When we launched Glamour, Poland had not yet developed a big appetite for luxury, but a lot has developed since then.
Poland’s affluent class is growing relatively rapidly, a factor crucial to the growth of a media brand like Vogue whose advertisers are mostly made up of luxury brands. The country’s high net-worth individuals (HNWIs, or USD millionaires) more than doubled from 20,600 in 2006, to 45,300 in 2016 according to World Wealth data in Frank Knight’s latest World Wealth Report. By 2026, the number is forecast to increase to 54,400. While Poland’s wealth demographic pales in comparison to parts of Western Europe, it is one of the highest among former Eastern Bloc countries.
Launching the Polish edition of Glamour 14 years ago has given Condé Nast first-hand experience of how the country’s growing prosperity has impacted the consumer. “The media market was very different in 2003,” explained Dobrotvorskaya. “When we launched Glamour, Poland had not yet developed a big appetite for luxury, but a lot has developed since then.”
This growing appetite is reflected in the retail market, with a number of luxury brands moving in either through concessions or as standalone stores that are part of a bigger multi-brand complex. Warsaw is home to a number of luxury department stores and upmarket malls, the most famous of which is Vitkac, where shoppers can find marquee names like Louis Vuitton, Saint Laurent, Bottega Veneta and Gucci. Galeria Mokotów is another example, a destination where Michael Kors and more recently Max Mara have set up shop.
But luxury shopping is not limited to the capital; in addition to its Warsaw shop, the popular Likus Concept Store also has outposts in Krakow and Wroclaw, and stocks a selection of more avant-garde brands including Commes des Garçons, Rick Owens, Yohji Yamamto, Junya Watanabe and Acne. According to Povilas Sugintas, research analyst at Euromonitor International, it is expected that more mid-sized cities will see their first designer apparel and footwear store openings over the next few years.

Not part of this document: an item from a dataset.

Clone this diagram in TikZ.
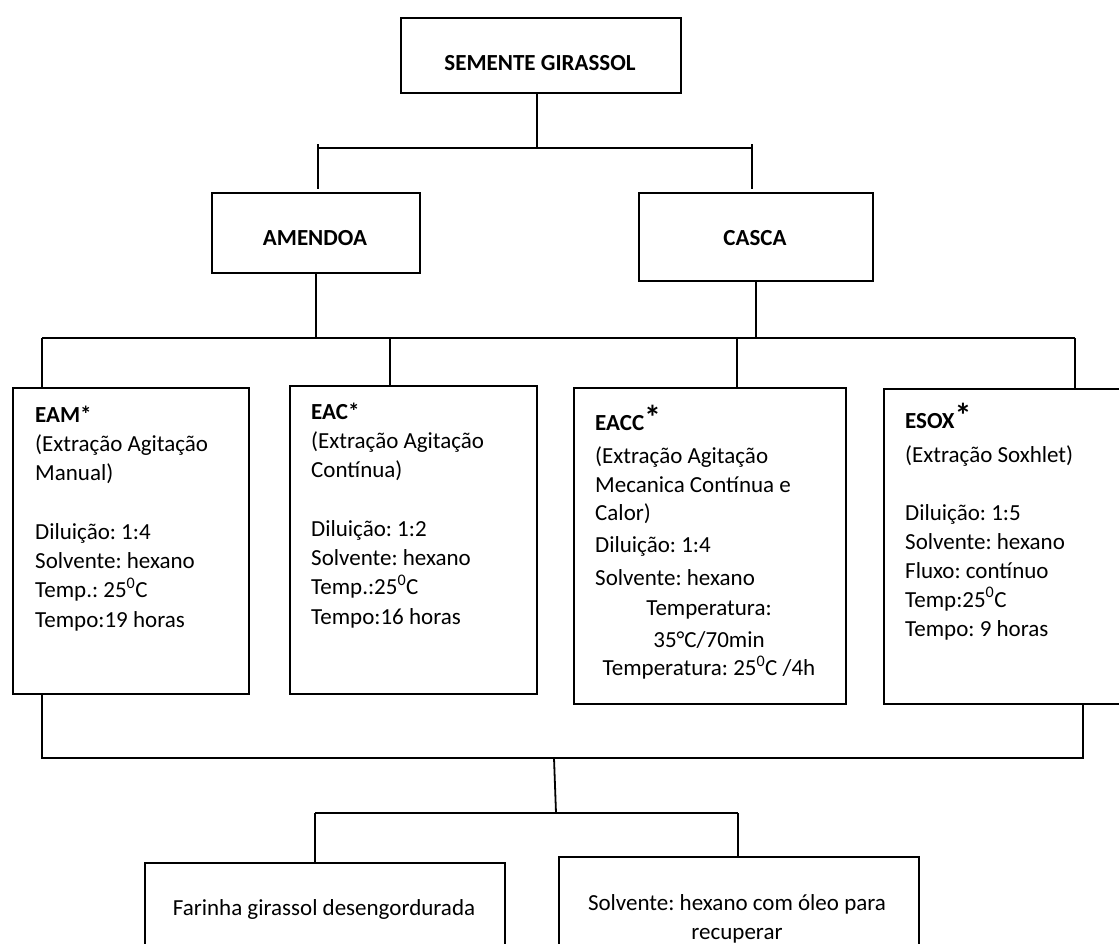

Local retail developments are important to the health of a magazine like Vogue Poland because luxury brands that are present in the local market are more likely to advertise.
Poland’s luxury market may still be in its infancy compared to established markets like France or Italy but the broader fashion market is performing well, again standing out from its Eastern European neighbours: BMI forecasts that the Polish consumer will spend 44.7 billion Zloty ($11.9 billion) on clothing and footwear this year, with a year-on-year increase of 4.3%, reaching 54 billion Zloty by 2021.
“Over the last few years Poland was not immune to global trends, most importantly fast fashion,” said Euromonitor’s Sugintas, citing H&M and Inditex as success stories that have fast been expanding in the region since 2012. Condé Nast’s Dobrotvorskaya also notes that Poland has the sixth biggest cosmetics market in Europe. “According to a recent survey,” she said, “Polish people spent about $3.89 billion on cosmetics in 2016.”
Since luxury cosmetics are far more affordable than luxury fashion, advertisers in the former category may be able to compensate for cautious advertisers in the latter and help to create an increasingly important revenue stream for a magazine like Vogue Poland.
Editor's Note: This article was revised on June 20, 2017. A previous version of this article misstated that Harper’s Bazaar Poland was launched in 2003. This is incorrect. Harper’s Bazaar was launched in Poland in 2013.